Даже если бы оуэнистское движение свелось лишь к незначительной деятельности локального характера, оно стало бы памятником творческому воображению английского народа, а если бы чартизм так и не вышел за пределы того ядра, внутри которого родилась мысль об «общенациональном нерабочем дне» как средстве борьбы за народные права, то он бы показал, что в Англии по-прежнему существовали люди, способные узреть в собственных мечтах то, что недоступно остальным, и отлично знавшие подлинную цену обществу, которое утратило образ человеческий. Однако и в том, и в другом случае дело обстояло совершенно иначе. Оуэнизм вовсе не был вдохновением, снизошедшим на какую-то мелкую секту, а влияние чартизма отнюдь не ограничивалось политической элитой; оба они охватывали сотни тысяч ремесленников, мастеровых и рабочих и вместе с широким кругом иных сторонников принадлежали к числу крупнейших социальных движений новой истории. При всех различиях между ними — а сближал их, пожалуй, лишь масштаб постигшей их неудачи — оуэнизм и чартизм служили доказательством того, сколь настоятельной была с самого начала необходимость защиты человека от рынка.

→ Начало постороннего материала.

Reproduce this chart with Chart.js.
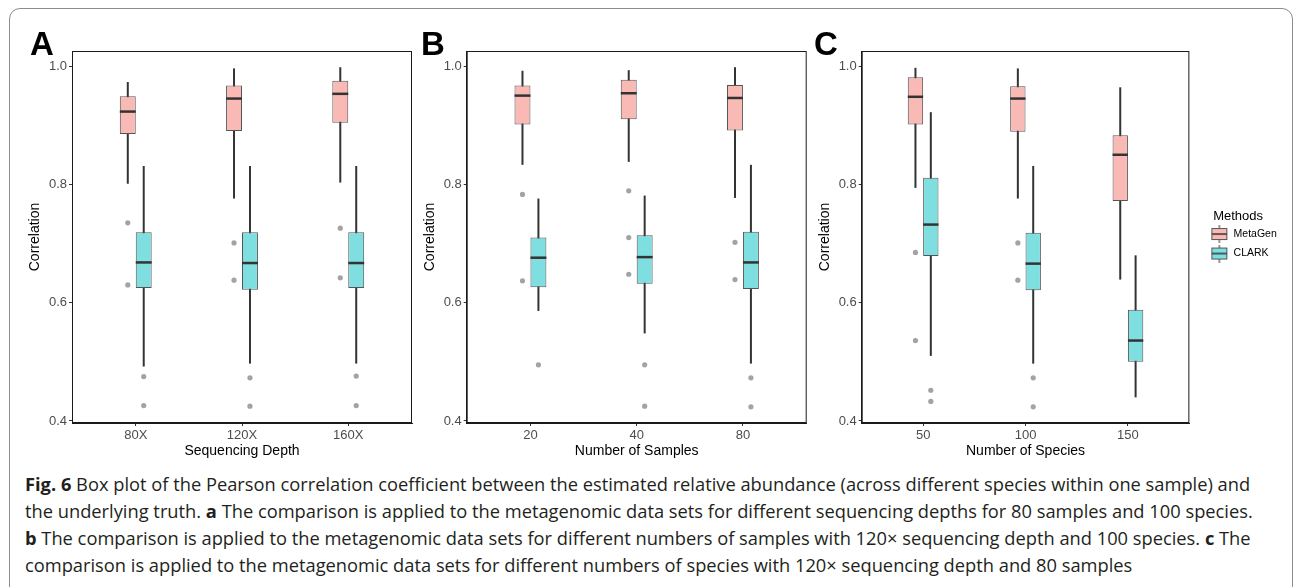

В истоках своих оуэнизм не являлся ни политическим, ни рабочим движением. Он выражал стремление простых людей, раздавленных пришествием фабрики, найти такие формы жизнеустройства, которые дали бы человеку власть над машиной. По сути, он ставил перед собой цель, которую мы могли бы охарактеризовать как попытку обойти, перешагнуть через капитализм. Подобная формула, разумеется, не совсем точна, ибо организующая роль капитала и природа саморегулирующегося рынка тогда еще не были поняты по-настоящему. Но, пожалуй, именно она способна лучше всего выразить дух учения Оуэна, который, и это следует подчеркнуть, вовсе не являлся ненавистником машины. Несмотря на существование машин, полагал Оуэн, человек должен оставаться своим собственным работодателем; принцип кооперации, или «союза», должен решить проблему машины, не принося в жертву ни индивидуальной свободы, ни социальной солидарности, ни достоинства отдельной личности, ни ее человеческих связей с другими людьми.
Сила оуэнизма заключалась в том, что вдохновлявшая его идея была в высшей степени практической, тогда как его методы основывались на целостном подходе к человеку. Оуэнизм имел дело с проблемами, относившимися, по сути, к реалиям повседневной жизни, — качество пищи, жилищные условия, образование, уровень заработной платы, обеспечение занятости, помощь в случае болезни и т. п., — однако связанные с ними вопросы были столь же разнообразны, как и духовные силы и способности, к которым приходилось обращаться для их решения. Убеждение в том, что стоит лишь открыть правильный метод и человеческую жизнь вновь можно будет сделать достойной, позволяло коренным принципам оуэнизма проникать в тот глубинный пласт сознания, где формируется ядро человеческой личности. Немного найдется в истории социальных движений подобного размаха, которые были бы так же мало «интеллектуализированы»; внутренние убеждения, духовный настрой его участников придавали глубокий смысл даже самым, казалось бы, простым и обыденным их действиям, так что никакой твердо установленной теории, никакого ясно сформулированного символа веры им не требовалось. Вера их была, по сути, пророческим озарением, ибо те пути к переустройству жизни, которых они упорно искали, вели за пределы рыночной экономики.